I tuareg del Sahara, con cui ha vissuto l’ultima parte della sua vita, lo avevano ribattezzato il «marabutto cristiano», riconoscendo in quell’uomo così diverso da loro, di un altro mondo e un’altra fede, un’intensa esperienza di Dio.

Ma chi era Charles de Foucauld? E che cosa continua a dire oggi la sua spiritualità e radicalità? Certamente era un uomo complesso e fuori dal comune, un esploratore del deserto e dell’anima. Che ha vissuto molte vite. Nato a Strasburgo il 15 settembre 1858, in una famiglia nobiliare, intraprende l’accademia militare, tra molti eccessi e poca disciplina. Nel 1880, parte per la prima volta per l’Algeria dove viene congedato. Viaggia quindi in Marocco, camuffato da ebreo, insieme a un rabbino: qui compie una serie di rilevazioni geografiche che gli valgono la medaglia d’oro dalla Société de Géographie di Parigi. È solo tornando in Francia nel 1886 che ritrova la fede, grazie all’abbé Henri Huvelin. E la sua vita ne è stravolta. Per sempre. «Appena ho creduto che Dio c’era – scrive – ho capito che non potevo fare altro che vivere per Lui».

Non è un uomo dalle mezze misure, Charles de Foucauld. Durante un pellegrinaggio in Terra Santa, decide che deve spogliarsi di tutto per vivere alla maniera di Gesù. Vuole farsi monaco trappista ed entra nell’abbazia di Notre Dame des Neiges nell’Ardèche e da lì viene mandato in una nuova fondazione ad Akbès, in Siria. Ma anche la vita rigorosa della trappa non gli basta. Torna a Nazareth nel 1897, per riprendere il cammino sulle orme di Gesù. E solo nel 1901 viene ordinato prete a Viviers, in Francia. Nel frattempo, è il richiamo del deserto che infiamma nuovamente la sua anima. Sente con forza che «bisogna passare per il deserto per ricevere la grazia di Dio».

«Nel Sahara, frère Charles si è davvero spogliato di tutto – riflette Vesco – e questa sua spogliazione lo ha messo a nudo di fronte all’altro, nella povertà più totale, nella preghiera e nella contemplazione, nel lavoro indefesso e nella testimonianza di una solidarietà fraterna con tutti». Si insedia a Beni Abbès, dove costruisce una fraternità e scrive la regola dei Piccoli Fratelli del Sacro Cuore di Gesù e successivamente quella delle Piccole Sorelle. Sono i primi semi di qualcosa che darà frutto solo dopo la sua morte. Si trasferisce quindi a Tamanrasset, ancora più a Sud. È il 1905 e qui comincia una vita nuova, ancora più radicale, in questo «luogo abbandonato e di abbandono».

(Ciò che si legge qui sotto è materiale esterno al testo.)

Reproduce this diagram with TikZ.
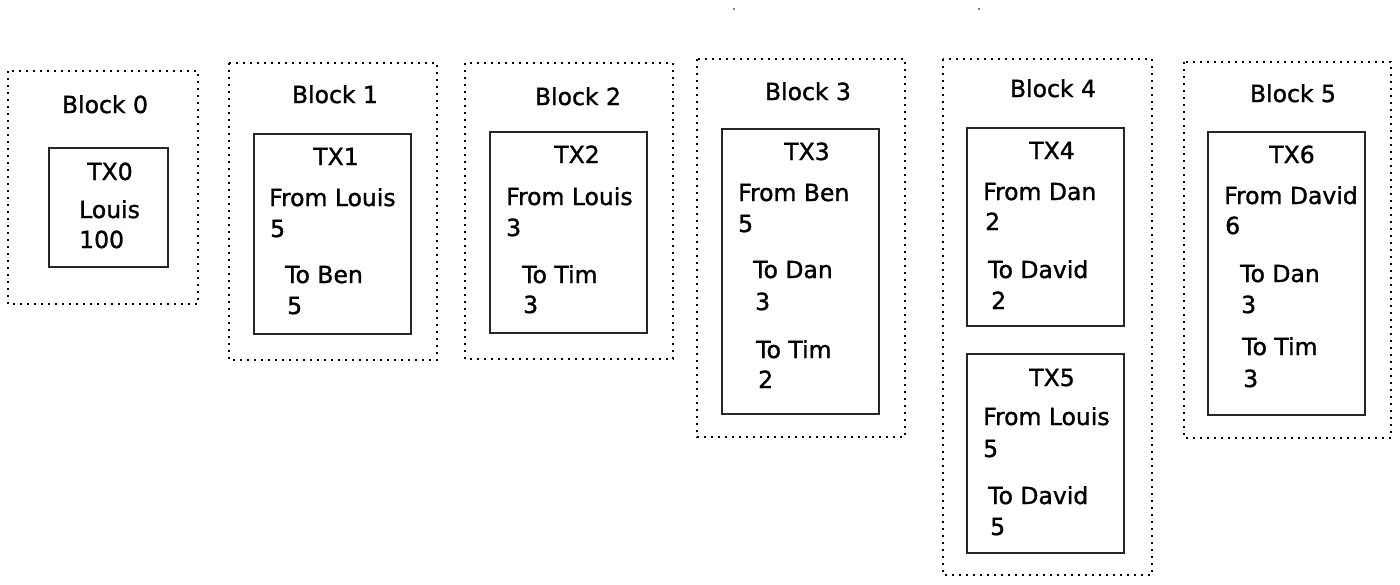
\documentclass[tikz,border=0pt]{standalone}
\usepackage{fontspec}
\setmainfont[FakeBold=1.3]{DejaVu Sans}
\begin{document}
\begin{tikzpicture}[x=1pt,y=-1pt,
  blk/.style={draw, line width=2pt, dash pattern=on 2pt off 5pt},
  txbox/.style={draw, line width=1.6pt, black!85},
  title/.style={anchor=base, inner sep=0pt, font=\fontsize{23.5}{26}\selectfont},
  entry/.style={anchor=base west, inner sep=0pt, font=\fontsize{23.5}{26}\selectfont}]
\useasboundingbox (0,0) rectangle (1400,584);
\fill (734,9) circle (0.9);
\fill (979,9) circle (0.9);
\draw[blk] (8,71) rectangle (198,304);
\draw[txbox] (49,148) rectangle (168,267);
\node[title] (head0) at (105,113) {Block 0};
\node[title] (tx0) at (110,180) {TX0};
\node[entry] (tx0who) at (79,218) {Louis};
\node[entry] (tx0amt) at (79,248) {100};
\draw[blk] (229,63) rectangle (437,360);
\draw[txbox] (254,134) rectangle (411,334);
\node[title] (head1) at (335,103) {Block 1};
\node[title] (tx1) at (336,165) {TX1};
\node[entry] (tx1from) at (269,206) {From Louis};
\node[entry] (tx1in) at (270,237) {5};
\node[entry] (tx1to) at (285,283) {To Ben};
\node[entry] (tx1out) at (287,314) {5};
\draw[blk] (465,63) rectangle (673,359);
\draw[txbox] (490,132) rectangle (647,333);
\node[title] (head2) at (578,105) {Block 2};
\node[title] (tx2) at (577,163) {TX2};
\node[entry] (tx2from) at (506,205) {From Louis};
\node[entry] (tx2in) at (506,236) {3};
\node[entry] (tx2to) at (522,283) {To Tim};
\node[entry] (tx2out) at (523,313) {3};
\draw[blk] (697,59) rectangle (905,437);
\draw[txbox] (722,129) rectangle (879,414);
\node[title] (head3) at (808,100) {Block 3};
\node[title] (tx3) at (807,160) {TX3};
\node[entry] (tx3from) at (738,201) {From Ben};
\node[entry] (tx3in) at (738,232) {5};
\node[entry] (tx3toa) at (753,278) {To Dan};
\node[entry] (tx3outa) at (755,310) {3};
\node[entry] (tx3tob) at (756,358) {To Tim};
\node[entry] (tx3outb) at (758,388) {2};
\draw[blk] (943,59) rectangle (1152,575);
\draw[txbox] (967,128) rectangle (1124,326);
\draw[txbox] (967,354) rectangle (1124,553);
\node[title] (head4) at (1053,97) {Block 4};
\node[title] (tx4) at (1052,159) {TX4};
\node[entry] (tx4from) at (983,200) {From Dan};
\node[entry] (tx4in) at (985,230) {2};
\node[entry] (tx4to) at (988,278) {To David};
\node[entry] (tx4out) at (991,309) {2};
\node[title] (tx5) at (1052,386) {TX5};
\node[entry] (tx5from) at (983,425) {From Louis};
\node[entry] (tx5in) at (983,457) {5};
\node[entry] (tx5to) at (988,504) {To David};
\node[entry] (tx5out) at (990,535) {5};
\draw[blk] (1184,62) rectangle (1391,438);
\draw[txbox] (1208,132) rectangle (1365,415);
\node[title] (head5) at (1293,102) {Block 5};
\node[title] (tx6) at (1292,163) {TX6};
\node[entry] (tx6from) at (1224,204) {From David};
\node[entry] (tx6in) at (1225,234) {6};
\node[entry] (tx6toa) at (1240,282) {To Dan};
\node[entry] (tx6outa) at (1241,313) {3};
\node[entry] (tx6tob) at (1242,355) {To Tim};
\node[entry] (tx6outb) at (1243,387) {3};
\end{tikzpicture}
\end{document}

Solo, si dedica alla realizzazione di un poderoso dizionario di francese-tuareg e alla trascrizione di poesie e proverbi di quel popolo. La preghiera riempie il resto delle sue giornate. Per alcuni mesi si trasferisce in un eremo all’Assekrem, sul massiccio dell’Hoggar, dove ponendosi «nella solitudine di fronte alle cose eterne – scrive – ci si sente invasi dalla verità».

«Morire a se stessi per far sì che la propria vita diventi feconda», ricorda oggi frère Ventura, uno dei due Piccoli Fratelli che continuano a vivere all’Assekrem: «La parabola del chicco di grano caduto in terra accompagna frère Charles per tutta la vita». È quanto scriveva anche all’abbé Huvelin: «Devo convertirmi, devo morire, come il chicco di grano che, se non muore, resta solo». È una specie di profezia. Charles de Foucauld viene ucciso il primo dicembre 1916 durante un assalto di predoni. Ora riposa a El Goléa, dove questa mattina, in concomitanza con la canonizzazione romana, si tiene una cerimonia presieduta dal vescovo di Costantine, Nicolas Lhernould.

«Qualunque sia il mio avvenire – scriveva frère Charles –, lungo o di un giorno solamente, sereno o doloroso, la tua Volontà è che esso sia santo». Un santo fuori da tutti gli schemi.